§ Listing:
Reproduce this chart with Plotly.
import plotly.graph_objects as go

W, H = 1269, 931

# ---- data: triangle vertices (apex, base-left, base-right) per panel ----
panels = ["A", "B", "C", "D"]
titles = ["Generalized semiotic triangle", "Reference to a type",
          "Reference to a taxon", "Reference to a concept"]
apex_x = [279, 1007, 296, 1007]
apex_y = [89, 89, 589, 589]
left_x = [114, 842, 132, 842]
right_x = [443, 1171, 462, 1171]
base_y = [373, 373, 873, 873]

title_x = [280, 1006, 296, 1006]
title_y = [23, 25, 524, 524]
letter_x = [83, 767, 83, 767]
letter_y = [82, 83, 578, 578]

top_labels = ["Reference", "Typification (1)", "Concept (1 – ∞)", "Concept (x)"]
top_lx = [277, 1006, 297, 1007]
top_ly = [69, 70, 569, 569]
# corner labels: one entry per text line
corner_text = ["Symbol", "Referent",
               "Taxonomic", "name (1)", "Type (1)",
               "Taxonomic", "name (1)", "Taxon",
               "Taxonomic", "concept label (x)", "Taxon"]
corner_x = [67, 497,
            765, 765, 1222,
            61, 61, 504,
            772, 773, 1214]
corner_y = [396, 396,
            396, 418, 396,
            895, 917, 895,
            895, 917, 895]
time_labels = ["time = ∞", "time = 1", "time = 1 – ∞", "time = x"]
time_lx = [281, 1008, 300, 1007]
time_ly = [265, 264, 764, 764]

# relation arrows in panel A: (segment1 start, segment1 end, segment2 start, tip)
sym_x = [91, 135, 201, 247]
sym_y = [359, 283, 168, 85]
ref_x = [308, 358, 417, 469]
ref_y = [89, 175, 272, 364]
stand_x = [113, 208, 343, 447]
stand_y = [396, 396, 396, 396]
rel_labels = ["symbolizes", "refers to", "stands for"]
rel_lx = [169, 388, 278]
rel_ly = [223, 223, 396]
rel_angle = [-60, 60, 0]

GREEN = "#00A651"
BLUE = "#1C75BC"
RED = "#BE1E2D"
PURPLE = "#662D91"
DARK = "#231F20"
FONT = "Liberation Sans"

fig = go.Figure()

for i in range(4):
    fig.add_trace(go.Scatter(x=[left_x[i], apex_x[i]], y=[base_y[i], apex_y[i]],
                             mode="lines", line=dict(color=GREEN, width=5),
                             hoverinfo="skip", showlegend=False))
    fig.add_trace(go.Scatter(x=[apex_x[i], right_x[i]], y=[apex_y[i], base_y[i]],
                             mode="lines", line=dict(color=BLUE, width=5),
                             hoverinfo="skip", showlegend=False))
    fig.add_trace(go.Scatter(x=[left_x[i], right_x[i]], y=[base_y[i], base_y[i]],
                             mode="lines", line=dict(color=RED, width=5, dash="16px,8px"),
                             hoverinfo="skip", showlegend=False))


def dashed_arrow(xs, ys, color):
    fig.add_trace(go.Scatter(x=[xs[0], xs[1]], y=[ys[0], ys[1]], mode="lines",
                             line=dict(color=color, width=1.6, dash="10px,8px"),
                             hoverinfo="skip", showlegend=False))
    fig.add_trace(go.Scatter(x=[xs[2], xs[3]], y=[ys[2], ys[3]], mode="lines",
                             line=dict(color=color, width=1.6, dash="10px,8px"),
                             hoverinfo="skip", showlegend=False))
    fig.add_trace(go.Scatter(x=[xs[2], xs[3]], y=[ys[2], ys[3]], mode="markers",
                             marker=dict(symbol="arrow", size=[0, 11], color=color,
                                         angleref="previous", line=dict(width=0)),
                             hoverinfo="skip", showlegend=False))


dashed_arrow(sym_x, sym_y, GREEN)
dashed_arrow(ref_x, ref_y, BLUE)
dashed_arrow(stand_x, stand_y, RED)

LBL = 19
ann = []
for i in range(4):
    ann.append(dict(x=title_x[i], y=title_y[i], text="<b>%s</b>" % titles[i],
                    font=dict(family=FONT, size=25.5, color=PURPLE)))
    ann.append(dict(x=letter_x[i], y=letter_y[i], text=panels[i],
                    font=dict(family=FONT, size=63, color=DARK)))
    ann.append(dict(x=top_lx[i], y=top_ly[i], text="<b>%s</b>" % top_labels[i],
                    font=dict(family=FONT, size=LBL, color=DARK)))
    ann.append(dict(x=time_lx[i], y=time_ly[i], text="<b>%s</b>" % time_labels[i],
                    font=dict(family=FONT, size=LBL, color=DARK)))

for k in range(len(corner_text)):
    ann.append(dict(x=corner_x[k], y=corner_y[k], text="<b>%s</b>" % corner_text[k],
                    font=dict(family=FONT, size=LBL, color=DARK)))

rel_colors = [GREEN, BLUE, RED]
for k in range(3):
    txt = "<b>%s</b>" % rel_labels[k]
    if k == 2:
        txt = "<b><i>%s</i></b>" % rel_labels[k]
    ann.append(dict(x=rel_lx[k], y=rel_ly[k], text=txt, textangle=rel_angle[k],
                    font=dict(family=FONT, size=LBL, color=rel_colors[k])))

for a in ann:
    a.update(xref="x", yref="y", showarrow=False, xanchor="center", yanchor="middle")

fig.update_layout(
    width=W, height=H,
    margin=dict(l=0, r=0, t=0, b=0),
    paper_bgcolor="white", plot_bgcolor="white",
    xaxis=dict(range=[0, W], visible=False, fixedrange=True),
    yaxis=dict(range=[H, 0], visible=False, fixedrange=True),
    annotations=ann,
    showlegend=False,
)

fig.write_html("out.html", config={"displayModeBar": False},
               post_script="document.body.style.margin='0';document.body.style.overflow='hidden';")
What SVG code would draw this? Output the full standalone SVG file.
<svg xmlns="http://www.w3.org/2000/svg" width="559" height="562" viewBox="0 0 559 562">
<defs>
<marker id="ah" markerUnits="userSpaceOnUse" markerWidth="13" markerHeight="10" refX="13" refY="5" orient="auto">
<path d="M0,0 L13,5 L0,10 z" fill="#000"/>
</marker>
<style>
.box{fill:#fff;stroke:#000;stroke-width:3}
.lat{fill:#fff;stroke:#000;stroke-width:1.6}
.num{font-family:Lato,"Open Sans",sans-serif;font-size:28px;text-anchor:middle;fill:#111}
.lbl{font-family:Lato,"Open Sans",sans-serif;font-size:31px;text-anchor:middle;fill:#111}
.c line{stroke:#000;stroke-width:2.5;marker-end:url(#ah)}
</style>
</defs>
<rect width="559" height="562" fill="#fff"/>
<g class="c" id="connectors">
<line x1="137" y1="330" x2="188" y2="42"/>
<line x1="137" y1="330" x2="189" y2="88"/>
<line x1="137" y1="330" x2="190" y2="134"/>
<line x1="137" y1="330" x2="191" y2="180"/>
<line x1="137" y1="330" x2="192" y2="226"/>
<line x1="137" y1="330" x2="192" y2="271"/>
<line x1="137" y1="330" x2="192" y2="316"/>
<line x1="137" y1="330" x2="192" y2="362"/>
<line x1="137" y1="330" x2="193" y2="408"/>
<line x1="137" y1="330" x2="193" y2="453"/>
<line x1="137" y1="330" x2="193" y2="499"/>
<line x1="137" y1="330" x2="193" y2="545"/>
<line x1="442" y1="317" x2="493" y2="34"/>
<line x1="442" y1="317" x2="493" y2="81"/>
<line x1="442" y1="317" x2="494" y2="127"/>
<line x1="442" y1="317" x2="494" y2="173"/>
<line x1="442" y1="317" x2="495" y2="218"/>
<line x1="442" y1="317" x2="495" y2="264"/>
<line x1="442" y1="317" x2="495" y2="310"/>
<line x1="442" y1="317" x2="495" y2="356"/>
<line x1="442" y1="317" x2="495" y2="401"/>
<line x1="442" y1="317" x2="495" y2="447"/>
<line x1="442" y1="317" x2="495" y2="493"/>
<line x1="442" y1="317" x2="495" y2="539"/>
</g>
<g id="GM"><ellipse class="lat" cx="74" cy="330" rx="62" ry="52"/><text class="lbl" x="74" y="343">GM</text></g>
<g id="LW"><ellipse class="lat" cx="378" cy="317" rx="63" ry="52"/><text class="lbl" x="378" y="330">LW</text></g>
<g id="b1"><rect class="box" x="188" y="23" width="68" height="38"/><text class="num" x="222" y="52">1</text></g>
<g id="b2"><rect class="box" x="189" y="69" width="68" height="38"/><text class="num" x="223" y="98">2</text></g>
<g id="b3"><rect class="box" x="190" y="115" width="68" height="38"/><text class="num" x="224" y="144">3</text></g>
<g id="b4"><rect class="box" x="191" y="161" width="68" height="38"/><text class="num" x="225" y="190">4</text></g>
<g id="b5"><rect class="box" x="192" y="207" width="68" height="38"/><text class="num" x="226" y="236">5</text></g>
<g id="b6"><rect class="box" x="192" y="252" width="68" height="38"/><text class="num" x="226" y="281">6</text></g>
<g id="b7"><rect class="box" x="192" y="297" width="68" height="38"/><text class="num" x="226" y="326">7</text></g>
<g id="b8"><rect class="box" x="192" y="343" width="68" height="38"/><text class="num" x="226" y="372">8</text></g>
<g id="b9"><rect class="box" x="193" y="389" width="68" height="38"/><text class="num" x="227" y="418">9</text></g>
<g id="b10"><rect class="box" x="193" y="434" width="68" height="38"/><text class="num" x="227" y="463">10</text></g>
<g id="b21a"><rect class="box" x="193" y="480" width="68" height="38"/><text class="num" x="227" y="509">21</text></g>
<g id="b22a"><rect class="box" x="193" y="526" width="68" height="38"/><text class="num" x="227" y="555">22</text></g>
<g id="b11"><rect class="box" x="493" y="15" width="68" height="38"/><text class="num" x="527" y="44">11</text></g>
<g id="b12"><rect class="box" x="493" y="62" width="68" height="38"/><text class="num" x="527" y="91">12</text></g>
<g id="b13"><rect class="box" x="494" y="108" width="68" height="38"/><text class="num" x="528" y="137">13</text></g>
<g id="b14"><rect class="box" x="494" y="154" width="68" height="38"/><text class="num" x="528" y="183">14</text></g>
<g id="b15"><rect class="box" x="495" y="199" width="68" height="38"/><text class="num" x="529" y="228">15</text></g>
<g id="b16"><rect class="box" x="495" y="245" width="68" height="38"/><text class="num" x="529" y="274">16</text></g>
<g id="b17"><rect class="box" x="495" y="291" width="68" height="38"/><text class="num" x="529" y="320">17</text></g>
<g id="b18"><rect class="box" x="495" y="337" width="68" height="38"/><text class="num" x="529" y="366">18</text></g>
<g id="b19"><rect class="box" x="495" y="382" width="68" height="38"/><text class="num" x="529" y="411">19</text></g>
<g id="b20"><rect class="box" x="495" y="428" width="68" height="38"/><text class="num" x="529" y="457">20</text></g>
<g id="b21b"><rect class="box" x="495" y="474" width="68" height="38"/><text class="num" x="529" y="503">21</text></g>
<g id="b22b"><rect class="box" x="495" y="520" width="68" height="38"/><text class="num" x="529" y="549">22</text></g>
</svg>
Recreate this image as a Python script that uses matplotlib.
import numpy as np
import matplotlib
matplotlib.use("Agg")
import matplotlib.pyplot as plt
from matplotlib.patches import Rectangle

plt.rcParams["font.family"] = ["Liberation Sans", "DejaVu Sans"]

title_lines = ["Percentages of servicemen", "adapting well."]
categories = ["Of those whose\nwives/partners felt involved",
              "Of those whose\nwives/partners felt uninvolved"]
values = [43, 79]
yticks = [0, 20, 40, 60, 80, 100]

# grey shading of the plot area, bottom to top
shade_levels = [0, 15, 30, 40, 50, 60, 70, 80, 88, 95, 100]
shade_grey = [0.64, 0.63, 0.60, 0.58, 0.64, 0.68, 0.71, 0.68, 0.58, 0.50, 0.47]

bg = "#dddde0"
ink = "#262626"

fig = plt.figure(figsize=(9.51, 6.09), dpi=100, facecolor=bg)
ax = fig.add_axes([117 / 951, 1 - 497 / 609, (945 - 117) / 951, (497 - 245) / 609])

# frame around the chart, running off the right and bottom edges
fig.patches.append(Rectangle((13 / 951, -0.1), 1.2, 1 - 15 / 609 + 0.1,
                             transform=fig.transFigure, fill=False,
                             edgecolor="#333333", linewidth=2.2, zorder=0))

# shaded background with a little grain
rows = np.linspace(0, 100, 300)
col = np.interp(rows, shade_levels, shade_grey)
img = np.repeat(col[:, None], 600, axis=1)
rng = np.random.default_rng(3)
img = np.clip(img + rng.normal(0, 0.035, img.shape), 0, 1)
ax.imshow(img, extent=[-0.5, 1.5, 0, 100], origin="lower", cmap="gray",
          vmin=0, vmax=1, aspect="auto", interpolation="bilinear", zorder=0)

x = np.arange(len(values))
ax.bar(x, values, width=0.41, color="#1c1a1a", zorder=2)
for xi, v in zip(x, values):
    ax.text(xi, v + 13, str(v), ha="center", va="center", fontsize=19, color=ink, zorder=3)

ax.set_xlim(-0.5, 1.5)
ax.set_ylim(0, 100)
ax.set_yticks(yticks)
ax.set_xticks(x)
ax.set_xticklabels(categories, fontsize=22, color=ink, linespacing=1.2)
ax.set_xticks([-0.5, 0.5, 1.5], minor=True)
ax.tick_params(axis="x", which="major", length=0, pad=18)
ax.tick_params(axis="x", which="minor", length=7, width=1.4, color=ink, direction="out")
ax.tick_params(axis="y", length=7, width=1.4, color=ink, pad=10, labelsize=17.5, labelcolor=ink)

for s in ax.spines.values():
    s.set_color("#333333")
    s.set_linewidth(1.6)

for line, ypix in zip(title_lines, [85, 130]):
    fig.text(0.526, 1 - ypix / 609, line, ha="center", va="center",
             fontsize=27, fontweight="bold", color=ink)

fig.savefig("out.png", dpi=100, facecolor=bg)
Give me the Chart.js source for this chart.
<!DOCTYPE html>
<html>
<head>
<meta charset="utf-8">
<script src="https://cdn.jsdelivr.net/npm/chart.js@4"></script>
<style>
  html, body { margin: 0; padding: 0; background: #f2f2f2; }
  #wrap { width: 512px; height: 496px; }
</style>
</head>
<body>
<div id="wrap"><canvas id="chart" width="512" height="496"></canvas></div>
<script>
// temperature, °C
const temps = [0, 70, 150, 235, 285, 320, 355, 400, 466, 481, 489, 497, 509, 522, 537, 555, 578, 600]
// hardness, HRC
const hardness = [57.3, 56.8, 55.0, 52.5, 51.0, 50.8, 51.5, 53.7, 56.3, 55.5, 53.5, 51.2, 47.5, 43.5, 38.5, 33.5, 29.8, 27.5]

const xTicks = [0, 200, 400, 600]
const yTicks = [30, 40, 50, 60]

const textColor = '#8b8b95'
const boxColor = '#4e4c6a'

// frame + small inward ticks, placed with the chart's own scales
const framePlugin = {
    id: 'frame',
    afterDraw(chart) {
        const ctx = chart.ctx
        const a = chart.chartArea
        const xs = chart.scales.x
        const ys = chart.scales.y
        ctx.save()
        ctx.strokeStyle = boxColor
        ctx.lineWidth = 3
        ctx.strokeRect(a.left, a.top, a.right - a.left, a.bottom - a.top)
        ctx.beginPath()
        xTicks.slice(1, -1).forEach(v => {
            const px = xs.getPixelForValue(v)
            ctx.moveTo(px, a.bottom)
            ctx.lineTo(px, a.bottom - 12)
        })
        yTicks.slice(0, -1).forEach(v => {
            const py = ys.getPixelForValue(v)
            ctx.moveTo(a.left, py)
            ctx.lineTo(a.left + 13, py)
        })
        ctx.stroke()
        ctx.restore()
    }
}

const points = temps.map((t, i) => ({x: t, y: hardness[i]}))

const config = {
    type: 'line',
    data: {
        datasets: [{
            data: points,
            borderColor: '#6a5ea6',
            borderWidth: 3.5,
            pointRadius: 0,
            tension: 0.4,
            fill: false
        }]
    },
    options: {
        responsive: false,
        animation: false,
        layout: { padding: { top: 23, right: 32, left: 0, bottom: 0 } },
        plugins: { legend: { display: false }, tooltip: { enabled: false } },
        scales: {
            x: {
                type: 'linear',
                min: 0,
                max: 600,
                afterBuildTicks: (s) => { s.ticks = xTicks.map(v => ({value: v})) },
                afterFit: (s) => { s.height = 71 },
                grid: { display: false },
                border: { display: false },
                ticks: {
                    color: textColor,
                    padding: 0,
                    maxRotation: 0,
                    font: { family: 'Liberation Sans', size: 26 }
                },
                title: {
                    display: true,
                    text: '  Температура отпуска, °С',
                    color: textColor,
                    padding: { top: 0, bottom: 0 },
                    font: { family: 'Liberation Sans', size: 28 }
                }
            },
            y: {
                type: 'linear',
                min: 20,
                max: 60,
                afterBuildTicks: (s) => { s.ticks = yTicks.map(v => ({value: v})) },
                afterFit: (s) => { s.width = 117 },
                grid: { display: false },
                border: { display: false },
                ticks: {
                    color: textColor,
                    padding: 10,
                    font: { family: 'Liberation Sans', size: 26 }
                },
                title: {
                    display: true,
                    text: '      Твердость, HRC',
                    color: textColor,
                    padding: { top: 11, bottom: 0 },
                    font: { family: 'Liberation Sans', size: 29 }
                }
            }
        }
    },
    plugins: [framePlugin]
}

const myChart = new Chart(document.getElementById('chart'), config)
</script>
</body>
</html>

§ What is needed:
Starting at the first line of the data above, please restate word for word every line up to and including the one that holds "rel_angle = [-60, 60, 0]", and add nothing else.

§ Completed task:
Reproduce this chart with Plotly.
import plotly.graph_objects as go

W, H = 1269, 931

# ---- data: triangle vertices (apex, base-left, base-right) per panel ----
panels = ["A", "B", "C", "D"]
titles = ["Generalized semiotic triangle", "Reference to a type",
          "Reference to a taxon", "Reference to a concept"]
apex_x = [279, 1007, 296, 1007]
apex_y = [89, 89, 589, 589]
left_x = [114, 842, 132, 842]
right_x = [443, 1171, 462, 1171]
base_y = [373, 373, 873, 873]

title_x = [280, 1006, 296, 1006]
title_y = [23, 25, 524, 524]
letter_x = [83, 767, 83, 767]
letter_y = [82, 83, 578, 578]

top_labels = ["Reference", "Typification (1)", "Concept (1 – ∞)", "Concept (x)"]
top_lx = [277, 1006, 297, 1007]
top_ly = [69, 70, 569, 569]
# corner labels: one entry per text line
corner_text = ["Symbol", "Referent",
               "Taxonomic", "name (1)", "Type (1)",
               "Taxonomic", "name (1)", "Taxon",
               "Taxonomic", "concept label (x)", "Taxon"]
corner_x = [67, 497,
            765, 765, 1222,
            61, 61, 504,
            772, 773, 1214]
corner_y = [396, 396,
            396, 418, 396,
            895, 917, 895,
            895, 917, 895]
time_labels = ["time = ∞", "time = 1", "time = 1 – ∞", "time = x"]
time_lx = [281, 1008, 300, 1007]
time_ly = [265, 264, 764, 764]

# relation arrows in panel A: (segment1 start, segment1 end, segment2 start, tip)
sym_x = [91, 135, 201, 247]
sym_y = [359, 283, 168, 85]
ref_x = [308, 358, 417, 469]
ref_y = [89, 175, 272, 364]
stand_x = [113, 208, 343, 447]
stand_y = [396, 396, 396, 396]
rel_labels = ["symbolizes", "refers to", "stands for"]
rel_lx = [169, 388, 278]
rel_ly = [223, 223, 396]
rel_angle = [-60, 60, 0]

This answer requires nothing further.